War of the Daleks is an original novel written by John Peel, published in 1997, based on the long-running British science fiction television series Doctor Who. It features the Eighth Doctor and Sam.

This story chronicles the demise of Davros once and for all and the rising of the supreme Dalek force. This also conflicts the destruction of Skaro which has survived thanks to a larger plot played by the Dalek Prime.

==Plot==
The story opens up with the Doctor and Sam in the TARDIS doing some maintenance when they are collected by a ship which holds an escape pod containing Davros. A group of Thals arrive; they want Davros to alter their species so they will be better able to fight the Daleks. A force of Daleks then arrive and take the Doctor and Davros, along with other characters, to Skaro. Before landing on Skaro, the Doctor discovers that the coordinates he believed were Skaro's were actually those of the planet Antalin.

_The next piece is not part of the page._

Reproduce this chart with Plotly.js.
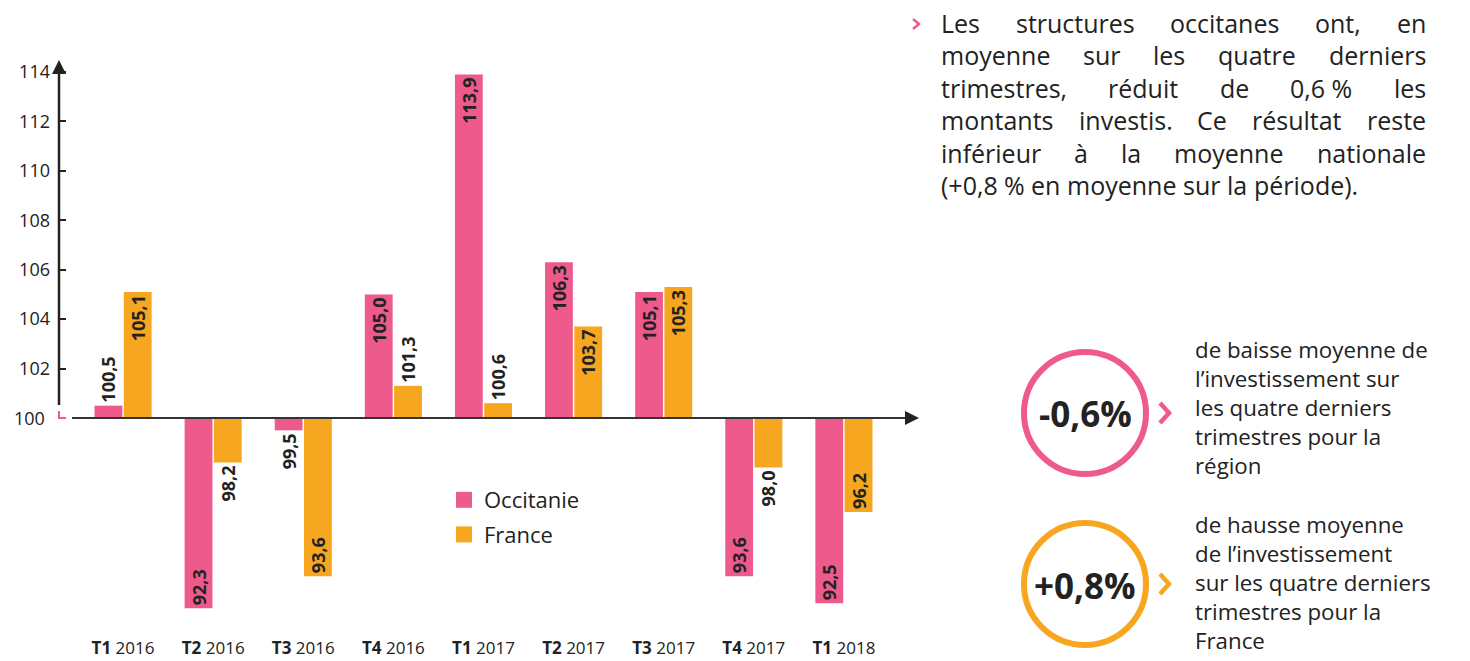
<!DOCTYPE html>
<html>
<head>
<meta charset="utf-8">
<script src="https://cdn.plot.ly/plotly-3.0.1.min.js"></script>
<style>
  html, body { margin: 0; padding: 0; background: #fff; }
  #chart { width: 1470px; height: 661px; }
</style>
</head>
<body>
<div id="chart"></div>
<script>
// Data (indice base 100)
const quarters = ['T1', 'T2', 'T3', 'T4', 'T1', 'T2', 'T3', 'T4', 'T1'];
const years = ['2016', '2016', '2016', '2016', '2017', '2017', '2017', '2017', '2018'];
const occitanie = [100.5, 92.3, 99.5, 105.0, 113.9, 106.3, 105.1, 93.6, 92.5];
const france = [105.1, 98.2, 93.6, 101.3, 100.6, 103.7, 105.3, 98.0, 96.2];
const baseIndex = 100;
const yTicks = [102, 104, 106, 108, 110, 112, 114];

const paragraph = [
    'Les structures occitanes ont, en',
    'moyenne sur les quatre derniers',
    'trimestres, réduit de 0,6\u00a0% les',
    'montants investis. Ce résultat reste',
    'inférieur à la moyenne nationale',
    '(+0,8 % en moyenne sur la période).'
];
const regionText = ['de baisse moyenne de', 'l\u2019investissement sur', 'les quatre derniers', 'trimestres pour la', 'région'];
const franceText = ['de hausse moyenne', 'de l\u2019investissement', 'sur les quatre derniers', 'trimestres pour la', 'France'];
const regionAvg = '-0,6%';
const franceAvg = '+0,8%';

const PINK = '#ef5a8c';
const ORANGE = '#f6a71f';
const INK = '#222222';
const FONT = '"Open Sans", sans-serif';

// plot area in pixels
const L = 59, R = 905, T = 57, B = 636;
const px = x => (x - L) / (R - L);
const py = y => (B - y) / (B - T);

const categories = quarters.map((q, i) => q + ' ' + years[i]);
const ticktext = quarters.map((q, i) => '<b>' + q + '</b> ' + years[i]);
const fmt = v => v.toFixed(1).replace('.', ',');

// short bars get their label outside
function barTrace(name, values, color) {
    return {
        type: 'bar',
        name: name,
        legendgroup: name,
        showlegend: false,
        x: categories,
        y: values.map(v => v - baseIndex),
        base: baseIndex,
        text: values.map(fmt),
        textposition: values.map(v => Math.abs(v - baseIndex) < 2.5 ? 'outside' : 'inside'),
        textangle: -90,
        insidetextanchor: 'end',
        constraintext: 'none',
        textfont: { family: FONT, size: 18, color: INK, weight: 'bold' },
        marker: { color: color },
        cliponaxis: false,
        hoverinfo: 'name+text'
    };
}

// legend-only entries with bigger squares
function legendEntry(name, color) {
    return {
        type: 'scatter', mode: 'markers', name: name, legendgroup: name,
        x: [null], y: [null],
        marker: { symbol: 'square', size: 20, color: color },
        hoverinfo: 'skip'
    };
}

const data = [
    barTrace('Occitanie', occitanie, PINK),
    barTrace('France', france, ORANGE),
    legendEntry('Occitanie', PINK),
    legendEntry('France', ORANGE)
];

// axes drawn by hand, with arrow heads
const shapes = [
    { type: 'line', xref: 'paper', yref: 'paper', x0: 0, x1: 0, y0: py(405), y1: py(72),
      line: { color: INK, width: 2.5 } },
    { type: 'path', xref: 'paper', yref: 'paper', fillcolor: INK, line: { width: 0 },
      path: `M${px(52)},${py(74)} L${px(59)},${py(60)} L${px(66)},${py(74)} Z` },
    { type: 'line', xref: 'paper', yref: 'y', x0: px(72), x1: px(906), y0: baseIndex, y1: baseIndex,
      line: { color: '#333', width: 2 } },
    { type: 'path', xref: 'paper', yref: 'paper', fillcolor: INK, line: { width: 0 },
      path: `M${px(905)},${py(411)} L${px(919)},${py(418)} L${px(905)},${py(425)} Z` },
    { type: 'path', xref: 'paper', yref: 'paper', line: { color: PINK, width: 2 },
      path: `M${px(59)},${py(411)} L${px(59)},${py(418)} L${px(66)},${py(418)}` },
    // bullet
    { type: 'path', xref: 'paper', yref: 'paper', line: { color: PINK, width: 2.5 },
      path: `M${px(913)},${py(19)} L${px(919)},${py(24)} L${px(913)},${py(29)}` },
    // circles
    { type: 'circle', xref: 'paper', yref: 'paper', line: { color: PINK, width: 6 },
      x0: px(1024), x1: px(1146), y0: py(474), y1: py(352) },
    { type: 'circle', xref: 'paper', yref: 'paper', line: { color: ORANGE, width: 6 },
      x0: px(1024), x1: px(1146), y0: py(645), y1: py(523) },
    // chevrons
    { type: 'path', xref: 'paper', yref: 'paper', line: { color: PINK, width: 4.5 },
      path: `M${px(1160)},${py(403)} L${px(1169)},${py(413)} L${px(1160)},${py(423)}` },
    { type: 'path', xref: 'paper', yref: 'paper', line: { color: ORANGE, width: 4.5 },
      path: `M${px(1160)},${py(574)} L${px(1169)},${py(584)} L${px(1160)},${py(594)}` }
];

const annotations = [
    { xref: 'paper', yref: 'y', x: 0, y: baseIndex, xanchor: 'right', xshift: -12, text: '100',
      showarrow: false, font: { family: FONT, size: 18, color: INK } },
    { xref: 'paper', yref: 'paper', x: px(1085), y: py(413), xanchor: 'center', yanchor: 'middle',
      text: '<b>' + regionAvg + '</b>', showarrow: false, font: { family: FONT, size: 35, color: INK } },
    { xref: 'paper', yref: 'paper', x: px(1085), y: py(585), xanchor: 'center', yanchor: 'middle',
      text: '<b>' + franceAvg + '</b>', showarrow: false, font: { family: FONT, size: 35, color: INK } },
    { xref: 'paper', yref: 'paper', x: px(1193), y: py(408), xanchor: 'left', yanchor: 'middle',
      align: 'left', text: regionText.join('<br>'), showarrow: false,
      font: { family: FONT, size: 22.3, color: INK } },
    { xref: 'paper', yref: 'paper', x: px(1193), y: py(582), xanchor: 'left', yanchor: 'middle',
      align: 'left', text: franceText.join('<br>'), showarrow: false,
      font: { family: FONT, size: 22.3, color: INK } }
];

// justified paragraph: one annotation per word, spread with measured widths
const paraSize = 25;
const paraLeft = 940, paraRight = 1425;
const ctx = document.createElement('canvas').getContext('2d');
ctx.font = paraSize + 'px ' + FONT;
paragraph.forEach((line, i) => {
    const yLine = py(23 + i * 32.4);
    const last = i === paragraph.length - 1;
    const words = line.split(' ');
    const widths = words.map(w => ctx.measureText(w).width);
    const total = widths.reduce((a, b) => a + b, 0);
    const gap = last ? ctx.measureText(' ').width : (paraRight - paraLeft - total) / (words.length - 1);
    let xPos = paraLeft;
    words.forEach((w, k) => {
        annotations.push({
            xref: 'paper', yref: 'paper', x: px(xPos), y: yLine, xanchor: 'left', yanchor: 'middle',
            text: w, showarrow: false, borderpad: 0,
            font: { family: FONT, size: paraSize, color: INK }
        });
        xPos += widths[k] + gap;
    });
});

const layout = {
    width: 1470,
    height: 661,
    margin: { l: L, r: 1470 - R, t: T, b: 661 - B, pad: 0 },
    paper_bgcolor: '#fff',
    plot_bgcolor: '#fff',
    font: { family: FONT, color: INK },
    barmode: 'group',
    bargap: 0.35,
    bargroupgap: 0.05,
    showlegend: true,
    legend: {
        x: px(444), y: py(479), xanchor: 'left', yanchor: 'top',
        font: { family: FONT, size: 22, color: INK },
        bgcolor: 'rgba(0,0,0,0)', tracegroupgap: 3, traceorder: 'grouped'
    },
    xaxis: {
        type: 'category',
        range: [-0.711, 8.678],
        tickvals: categories,
        ticktext: ticktext,
        showgrid: false, zeroline: false, showline: false, ticks: '',
        tickfont: { family: FONT, size: 17, color: INK },
        ticklabelstandoff: 0,
        automargin: false,
        fixedrange: true
    },
    yaxis: {
        range: [91.179, 114.607],
        tickvals: yTicks,
        showgrid: false, zeroline: false, showline: false,
        ticks: 'inside', ticklen: 7, tickwidth: 2, tickcolor: INK,
        tickfont: { family: FONT, size: 18, color: INK },
        ticklabelstandoff: 8,
        automargin: false,
        fixedrange: true
    },
    shapes: shapes,
    annotations: annotations
};

Plotly.newPlot('chart', data, layout, { displayModeBar: false, responsive: false });
</script>
</body>
</html>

Since Davros's return the Dalek Prime has met considerable resistance with a number of Davros loyalists forming. Initiating a final civil war on Skaro, the Dalek Prime has all the Davros loyalists revealed and exterminated. In the meantime he releases the Doctor to leave Skaro. The Doctor discovers a planted device on board the TARDIS which would allow the Daleks to survive in case the Dalek Prime failed. He jettisons it into the vortex.

With his faction defeated, Davros is sentenced to death by matter dispersal. Prior to his downfall he had implanted a Spider Dalek as a spy amongst the Dalek Prime's forces. Davros is placed in a disintegration chamber and his atoms dispersed. His fate is left open when his data is either erased from the disintegrator or transmatted across space to a safe location.

==Continuity==
- The Dalek Prime states that the planet the Doctor destroyed (in Remembrance of the Daleks) was not Skaro, but Antalin. According to the Dalek Prime, the Daleks had found out about the destruction of Skaro when they found records during their invasion of Earth in the 22nd century (The Dalek Invasion of Earth). To simultaneously save their homeworld and maintain the flow of history, the Daleks reasoned that they needed to make it appear as if Skaro had been destroyed, so they terraformed Antalin to resemble Skaro and placed Davros there after altering his memories so, when revived (Destiny of the Daleks), he would believe he was on Skaro. It is also stated that the Daleks' war with the Movellans was faked to give the Daleks a plausible reason for reviving Davros.
- It is implied that the Dalek factory ship jettisoned from the TARDIS near the end of the book ends up as the capsule seen in The Power of the Daleks.